A new era - one of openness about a cultic past

With Noel's passing has come what appears to be a greater curiosity on the part of members about the fellowship's cultic past. Most current members....including any long term members who joined after the late 1980s... will often have difficulty recognising my description of the church and are therefore understandably irritated by my "propaganda", but several people have now talked to me (both on forums and in private) about the period before they were members and there appears to be an increasing readiness to believe that the fellowship has what one of them calls "dirty secrets".

There is some disagreement about whether bringing the secrets out into the light of day would be healthy.
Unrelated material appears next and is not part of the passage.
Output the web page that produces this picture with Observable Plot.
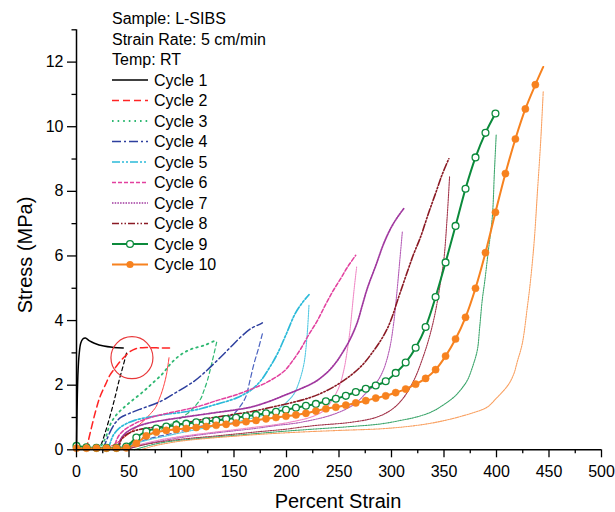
<!DOCTYPE html>
<html><head><meta charset="utf-8">
<script src="https://cdn.jsdelivr.net/npm/d3@7"></script>
<script src="https://cdn.jsdelivr.net/npm/@observablehq/plot@0.6"></script>
<style>body{margin:0;background:#fff}#chart{width:615px;height:512px}</style>
</head><body><div id="chart"></div>
<script>
// ---------- data ----------
const headerLines = ["Sample: L-SIBS", "Strain Rate: 5 cm/min", "Temp: RT"];
const cycleNames = ["Cycle 1","Cycle 2","Cycle 3","Cycle 4","Cycle 5","Cycle 6","Cycle 7","Cycle 8","Cycle 9","Cycle 10"];
const xTicks = [0,50,100,150,200,250,300,350,400,450,500];
const xMinorTicks = [25,75,125,175,225,275,325,375,425,475];
const yTicks = [0,2,4,6,8,10,12];
const yMinorTicks = [1,3,5,7,9,11,13];
const xTitle = "Percent Strain";
const yTitle = "Stress (MPa)";

// [percent strain, stress MPa]
const c1Load = [[0,0],[0.3,0.8],[0.8,1.7],[1.5,2.45],[2.5,2.95],[4,3.3],[6,3.43],[8.5,3.46],[12,3.38],[17,3.3],[26,3.21],[35,3.17],[44.5,3.15]];
const c1Unload = [[47.6,2.99],[44,2.55],[40.6,2.15],[36.5,1.6],[32.6,1.12],[27,0.5],[23,0.13],[20,0]];
const c2Load = [[8.9,0],[11,0.25],[13.6,0.6],[18.4,1.22],[22.5,1.65],[27.9,2.04],[32,2.32],[37.4,2.56],[42,2.75],[46.9,2.92],[51,3.04],[56.4,3.13],[63,3.16],[72.3,3.16],[80,3.15],[89.8,3.15]];
const c2Unload = [[88.1,2.85],[85.5,2.3],[81.8,1.84],[78.5,1.55],[75.5,1.32],[70,1.1],[64.4,0.91],[57,0.7],[50,0.5],[42,0.3],[35,0.15],[25,0]];
const c3Load = [[20,0],[24,0.15],[27.9,0.39],[31,0.7],[35,0.95],[39,1.12],[43.8,1.27],[52,1.5],[62.8,1.78],[72,2.05],[81.8,2.35],[88,2.6],[94.5,2.82],[102,3.0],[110.4,3.13],[121.4,3.23],[132.6,3.39]];
const c3Unload = [[133.5,3.33],[129,2.7],[124.7,2.15],[121,1.8],[118.3,1.58],[112,1.32],[105.6,1.12],[95,0.9],[85,0.7],[72,0.5],[60,0.33],[48,0.18],[38,0.06],[30,0]];
const c4Load = [[25,0],[28,0.25],[32.7,0.6],[37.4,0.85],[42.2,1.0],[50,1.12],[60,1.25],[80.2,1.5],[95,1.78],[111.9,2.12],[121.5,2.38],[134.2,2.77],[145,3.12],[156.4,3.49],[166,3.75],[175.4,3.9],[177,3.93]];
const c4Unload = [[177,3.59],[173,3.1],[169,2.66],[165,2.12],[161.1,1.63],[156,1.35],[150,1.12],[140,0.95],[128,0.82],[110,0.66],[90,0.5],[70,0.35],[55,0.2],[43,0.07],[35,0]];
const c5Load = [[30,0],[32,0.2],[35,0.45],[40,0.65],[47,0.8],[56,0.92],[70.7,1.02],[85,1.1],[100,1.16],[118.3,1.27],[130,1.38],[140,1.47],[152,1.6],[165.9,1.84],[175,2.12],[183,2.5],[191.3,2.97],[200,3.6],[208,4.2],[215,4.55],[221.4,4.8]];
const c5Unload = [[221.4,4.47],[219.5,3.5],[216.6,2.66],[212,2.1],[207.1,1.73],[201,1.5],[194.5,1.32],[182,1.12],[170,1.0],[150,0.85],[130,0.72],[110,0.6],[90,0.46],[70,0.32],[55,0.18],[45,0.06],[38,0]];
const c6Load = [[35,0],[37,0.2],[40,0.42],[45,0.6],[52,0.75],[60,0.88],[70.7,1.0],[85,1.12],[100,1.22],[118,1.36],[134.2,1.53],[150,1.68],[165.9,1.87],[182,2.1],[197.6,2.43],[205,2.72],[213.5,3.12],[221,3.55],[229.4,4.0],[237.3,4.5],[244,4.9],[251.6,5.3],[258,5.65],[265.9,6.02]];
const c6Unload = [[266.8,5.66],[264.5,5.0],[262.7,4.42],[260.5,3.7],[257.9,3.08],[254.5,2.45],[250,1.94],[243,1.52],[235.7,1.22],[225,1.03],[210,0.9],[190,0.78],[170,0.7],[140,0.58],[110,0.46],[85,0.34],[65,0.2],[50,0.07],[42,0]];
const c7Load = [[38,0],[40,0.18],[43,0.38],[48,0.55],[55,0.68],[65,0.8],[80,0.9],[100,1.0],[130,1.14],[150,1.23],[165.9,1.32],[182,1.48],[197.6,1.68],[213.5,1.89],[227,2.1],[238.9,2.4],[247,2.7],[254.7,3.08],[261,3.45],[267.5,3.95],[272,4.45],[277,5.0],[285,5.7],[292.8,6.4],[300,6.9],[307,7.26],[311.8,7.47]];
const c7Unload = [[310.3,6.74],[308,5.9],[305.5,5.0],[302,3.9],[298,3.1],[292,2.45],[285,2.05],[277,1.8],[265,1.42],[245,1.1],[213.5,0.85],[190,0.75],[170,0.66],[140,0.55],[110,0.43],[85,0.3],[65,0.17],[52,0.06],[45,0]];
const c8Load = [[40,0],[41,0.15],[43,0.33],[48,0.48],[56.4,0.6],[70,0.68],[94.5,0.77],[123,0.96],[145,1.07],[165.9,1.18],[190,1.35],[213.5,1.53],[229.4,1.7],[245,1.95],[261.1,2.3],[273,2.65],[283.3,3.08],[290,3.4],[296,3.75],[301,4.15],[305.5,4.6],[315,5.5],[321,6.05],[327.7,6.59],[335,7.3],[341.9,7.93],[348,8.5],[354.6,9.01]];
const c8Unload = [[355.3,8.45],[353,7.2],[349.9,5.9],[346.7,5.2],[342,4.3],[337,3.6],[330.9,2.95],[321.3,2.15],[310,1.55],[299,1.22],[285,1.0],[261.1,0.85],[230,0.76],[213.5,0.7],[200,0.64],[170,0.55],[140,0.45],[110,0.36],[85,0.27],[68,0.18],[55,0.08],[48,0]];
const c9Load = [[0,0.12],[9.5,0.08],[19,0.06],[28.5,0.06],[38,0.06],[47.5,0.1],[57,0.38],[66.5,0.57],[76,0.66],[85.5,0.72],[95,0.77],[104.5,0.81],[114,0.85],[123.5,0.88],[133,0.91],[142.5,0.95],[152,0.99],[161.5,1.04],[171,1.08],[180.5,1.13],[190,1.18],[199.5,1.24],[209,1.3],[218.5,1.36],[228,1.42],[237.5,1.5],[247,1.58],[256.5,1.67],[266,1.79],[275.5,1.89],[285,1.99],[294.5,2.12],[304,2.38],[313.5,2.7],[323,3.16],[332.5,3.8],[342,4.73],[351.5,5.8],[361,6.93],[370.5,8.08],[380,9.05],[389.5,9.81],[399,10.41]];
const c9Unload = [[399.7,9.74],[398,8.6],[396,7.2],[392,6.1],[388.9,5.24],[386.4,4.63],[384,3.8],[381.7,3.08],[377,2.55],[372.2,2.15],[366,1.86],[359.4,1.63],[349,1.38],[337.2,1.16],[322,1.0],[308.7,0.91],[289.6,0.8],[261.1,0.72],[230,0.65],[200,0.58],[170,0.5],[140,0.42],[110,0.33],[85,0.24],[70,0.14],[60,0.05],[55,0]];
const c10Load = [[0,0.05],[9.5,0.05],[19,0.05],[28.5,0.05],[38,0.05],[47.5,0.06],[57,0.2],[66.5,0.43],[76,0.55],[85.5,0.6],[95,0.63],[104.5,0.66],[114,0.69],[123.5,0.72],[133,0.76],[142.5,0.79],[152,0.83],[161.5,0.87],[171,0.91],[180.5,0.96],[190,1.0],[199.5,1.04],[209,1.08],[218.5,1.13],[228,1.2],[237.5,1.27],[247,1.32],[256.5,1.38],[266,1.45],[275.5,1.52],[285,1.6],[294.5,1.67],[304,1.77],[313.5,1.88],[323,2.03],[332.5,2.21],[342,2.48],[351.5,2.9],[361,3.43],[370.5,4.1],[380,5.0],[389.5,6.1],[399,7.35],[408.5,8.55],[418,9.62],[427.5,10.55],[437,11.3]];
const c10LoadEnd = [[444.5,11.85]];
const c10Unload = [[444.5,11.08],[442,9.5],[439,8.0],[436,6.5],[432.4,5.24],[429.3,4.4],[424.5,3.28],[420,2.75],[416.5,2.35],[412,2.05],[407,1.84],[400,1.6],[391.2,1.32],[380,1.17],[368.9,1.06],[355,0.94],[337.2,0.82],[315,0.72],[289.6,0.65],[250,0.6],[213.5,0.55],[180,0.49],[150,0.42],[120,0.34],[95,0.25],[75,0.13],[65,0.04],[60,0]];
const highlightCircle = [[52.8, 2.85]];

// ---------- styles ----------
const loadStyle = [
  {color:"#000000", w:1.5, dash:null},
  {color:"#ff2424", w:1.5, dash:"7,4"},
  {color:"#2fb872", w:1.8, dash:"1.6,4"},
  {color:"#2d3f9e", w:1.5, dash:"9,3,2,3"},
  {color:"#2bbad9", w:1.7, dash:"8,2,2,2,2,2"},
  {color:"#e2409e", w:1.5, dash:"4,2"},
  {color:"#a0389f", w:1.7, dash:"1.5,1.2"},
  {color:"#8a1a24", w:1.6, dash:"7,2,1.5,2,1.5,2"},
  {color:"#0b8a3b", w:2, dash:null},
  {color:"#f7821f", w:2, dash:null}
];
const unloadStyle = [
  {color:"#000000", w:1.2, dash:"4,3"},
  {color:"#ff3a3a", w:1, dash:"2,0.8"},
  {color:"#2fb872", w:1.2, dash:"4,3"},
  {color:"#4a62c0", w:1.2, dash:"5,3"},
  {color:"#52c8e2", w:1.1, dash:"1.5,1"},
  {color:"#f08ac6", w:1.1, dash:"1.5,0.8"},
  {color:"#b45cb6", w:1.1, dash:"1.5,1"},
  {color:"#a2344a", w:1.1, dash:"1.5,1"},
  {color:"#3da66c", w:1.1, dash:"1.5,1"},
  {color:"#f9a060", w:1.1, dash:"1.5,1"}
];

const loads = [c1Load,c2Load,c3Load,c4Load,c5Load,c6Load,c7Load,c8Load,c9Load,c10Load.concat(c10LoadEnd)];
const unloads = [c1Unload,c2Unload,c3Unload,c4Unload,c5Unload,c6Unload,c7Unload,c8Unload,c9Unload,c10Unload];

const X = d => d[0], Y = d => d[1];
const marks = [];
for (let i = 0; i < 10; i++) {
  const u = unloadStyle[i], l = loadStyle[i];
  marks.push(Plot.line(unloads[i], {x:X, y:Y, stroke:u.color, strokeWidth:u.w, strokeDasharray:u.dash, curve:"catmull-rom"}));
  marks.push(Plot.line(loads[i], {x:X, y:Y, stroke:l.color, strokeWidth:l.w, strokeDasharray:l.dash, curve:"catmull-rom"}));
}
marks.push(Plot.dot(c9Load, {x:X, y:Y, r:3.4, fill:"white", stroke:loadStyle[8].color, strokeWidth:1.3}));
marks.push(Plot.dot(c10Load, {x:X, y:Y, r:3.6, fill:loadStyle[9].color, stroke:loadStyle[9].color, strokeWidth:0.5}));
marks.push(Plot.dot(highlightCircle, {x:X, y:Y, r:21, fill:"none", stroke:"#e8383a", strokeWidth:1.2}));

const font = "'Liberation Sans', Arial, sans-serif";
const chart = Plot.plot({
  width: 615, height: 512,
  marginLeft: 76, marginRight: 14, marginTop: 29.3, marginBottom: 62.7,
  x: {domain:[0,500]},
  y: {domain:[0,13]},
  style: {fontFamily: font, fontSize:"16px", background:"white", color:"black", overflow:"visible"},
  marks: [
    ...marks,
    Plot.axisX({ticks: xTicks, tickSize: 8, tickPadding: 8, fontSize: 16, label: null, strokeWidth: 1.3}),
    Plot.axisX({ticks: xMinorTicks, tickSize: 4, tickFormat: () => "", label: null, strokeWidth: 1.3}),
    Plot.axisY({ticks: yTicks, tickSize: 9, tickPadding: 4, fontSize: 16, label: null, strokeWidth: 1.3}),
    Plot.axisY({ticks: yMinorTicks, tickSize: 4.5, tickFormat: () => "", label: null, strokeWidth: 1.3}),
    Plot.ruleX([0], {stroke:"black", strokeWidth:1.5}),
    Plot.ruleY([0], {stroke:"black", strokeWidth:1.5})
  ]
});
document.getElementById("chart").appendChild(chart);

// ---------- titles and legend ----------
const svg = d3.select(chart);
svg.append("text").attr("x", 338).attr("y", 508).attr("text-anchor","middle")
  .style("font-family", font).style("font-size","20px").attr("fill","black").text(xTitle);
svg.append("text").attr("transform","translate(32,255) rotate(-90)").attr("text-anchor","middle")
  .style("font-family", font).style("font-size","20px").attr("fill","black").text(yTitle);

const leg = svg.append("g").style("font-family", font).style("font-size","16px").attr("text-anchor","start");
const base0 = 24.2, step = 20.5;
headerLines.forEach((t,k) => {
  leg.append("text").attr("x",112).attr("y",base0 + step*k).attr("text-anchor","start").attr("fill","black").text(t);
});
cycleNames.forEach((t,i) => {
  const by = base0 + step*(i+3);
  const ly = by - 5.7;
  const s = loadStyle[i];
  leg.append("line").attr("x1",112).attr("x2",148).attr("y1",ly).attr("y2",ly)
    .attr("stroke",s.color).attr("stroke-width",s.w).attr("stroke-dasharray",s.dash);
  if (i === 8) leg.append("circle").attr("cx",130).attr("cy",ly).attr("r",3.4).attr("fill","white").attr("stroke",s.color).attr("stroke-width",1.3);
  if (i === 9) leg.append("circle").attr("cx",130).attr("cy",ly).attr("r",3.6).attr("fill",s.color);
  leg.append("text").attr("x",154).attr("y",by).attr("text-anchor","start").attr("fill","black").text(t);
});
</script>
</body></html>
Clearly I think it would, and indeed I have said that without that openness, the church can't genuinely be said to have moved on, especially since the very leader(s) taking over control of the church were the very ones who advocated and enforced the now discredited policies.

What is very clear to me is that around the time of the expulsion from the Evangelical Alliance the elders realised a need to tone down and modify a lot of policies and quietly bury some other more controversial ones, especially as rehabilitation would require the cultivation of powerful friends, who might be a lot less friendly if they realised what had really been going on at Bugbrooke.

Until then their membership of the EA had been largely cosmetic. It gave them some kind of respectability at a time when there was widespread concern in the churches in the UK about their cultic practices. They could say, we are not a cult but a member of the largest body of Evangelicals in the country.
The very fact that they were not in good fellowship with any of these churches gave the EA convenient grounds for dismissing the JA, rather than investigating the nastier controversies at a time when the JA refused to meet to discuss them with John Everett, myself and members of the council.

If new friends were to be cultivated, no longer would people who left be said to be damned, no longer would the JA call themselves the Kingdom of God or other Christians "worldly", no longer would children be rodded or Christmas banned, now children would receive presents and be allowed toys; rather than being shunned, members seeking to leave would be encouraged into looser styles of membership, etc

And if anyone who had been victims o fthe JA's dirty secrets spoke of them again, they would simply be denied and the suggestion would be that critics had simply made these things up out of a hatred for what Jesus was trying to accomplish.



But just a few days ago I urged someone who has been in fellowship for 21 years to just go and ask someone who had been around a lot longer whether children in the past had been punished with rods, and to his credit he admitted that he had lived obliviously in a "happy bubble" all these years. Now he is determined to ask questions. A number of people who have known the church a long time are asking serious questions and I have been asked what form of apology would satisfy me.

Noel's death brings an end of an era and with it the possibility of asking previously unconscienable questions. And there is the slightest chance that good, keen young Christians who love the JA they know will not be happy to live with dirty secrets that their elders and parents were prepared to bury. I dearly hope that they will believe, as I do, that a church can only really move on if it has been honest and open about its past.